Since such a rule offers opportunity for delay between arrest and the filing of an accusatory instrument, an undue delay is prima facie a suspect circumstance suggesting that the delay may have been for the purpose of depriving the accused of counsel at a viewing. In that event, the prosecution would have the burden to explain and offer proof on the pretrial identification hearing, if one is had, why the opportunity to so have counsel at the viewing was not afforded.
Beyond the right to counsel it is still good law that any improperly suggestive viewing at any time may constitute a violation of due process of law (see Stovall v. Denno, 388 U.S. 293, 301-302, supra; People v. Ballott, 20 N.Y.2d 600, 606; cf. People v. Brown, 20 N.Y.2d 238, 243).
The viewings in the instant case, notably by police officers, took place approximately two hours after defendant's arrest but prior to his arraignment. Thus, the police officers' detention-cell identifications did not violate defendant's right to counsel under the State Constitution, and were properly admissible on the People's direct case. The viewings, although not in strict accordance with the then applicable police department regulations, were not so suggestive or unfair as to violate due process.
In summary, the presence of counsel at identification viewings is mandated after the filing of an accusatory instrument on pain of exclusion of the identification, except in narrowly-exigent circumstances. After arrest but before the filing of an accusatory instrument the presence of counsel is not mandated, but is desirable. Where the accused has counsel known to the law enforcement authorities or there is insufficiently explained delay which prevents him from obtaining counsel as he would on arraignment, and he has not waived the right to counsel, the circumstances may establish his right to counsel at the viewing, the breach of which should result in exclusion.

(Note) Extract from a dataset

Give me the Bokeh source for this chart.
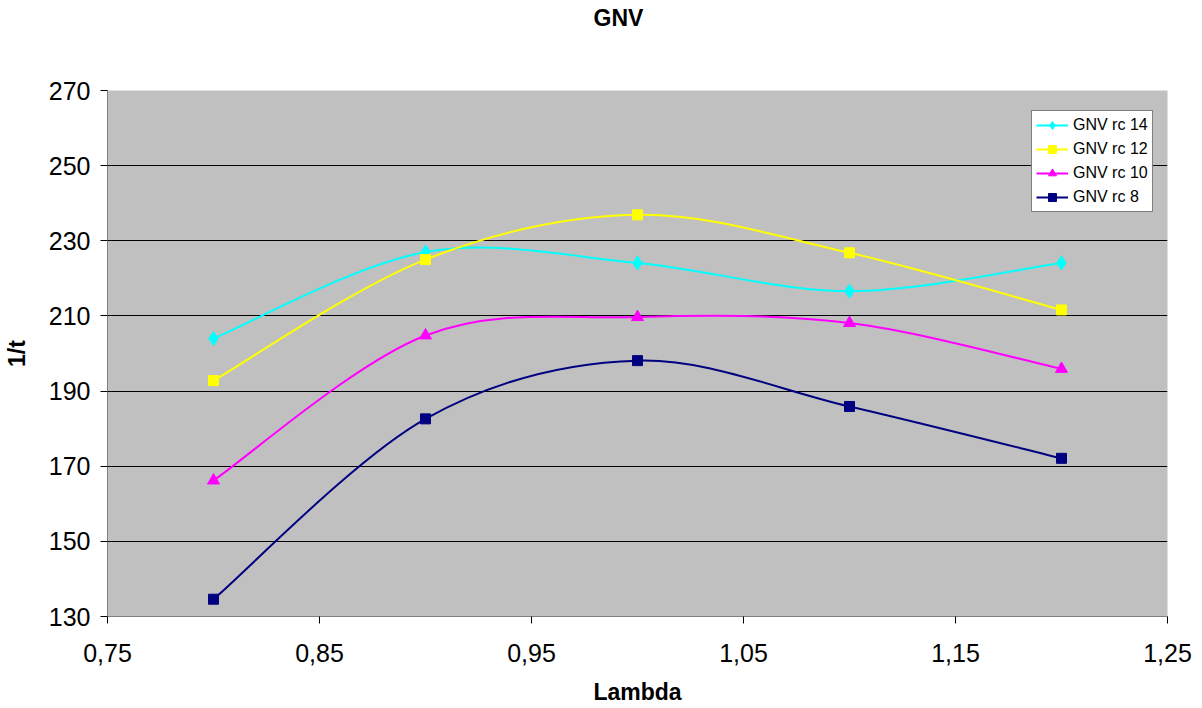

The rules will not impair the efficiency of law enforcement, especially in the light of the pragmatic exceptions noted above. Indeed, the benefits to the prosecution of sound aseptic practice in the conduct of viewings of suspects are marked. Even with the limited role played by counsel at identification viewings, when presence of counsel is required, remediable objections or practical suggestions may remove the later trial time-consuming and doubt-raising concerns about the integrity of the identifications.
Accordingly, the order of the Appellate Division should be affirmed.
Judges JASEN, GABRIELLI, JONES, WACHTLER, RABIN and STEVENS concur.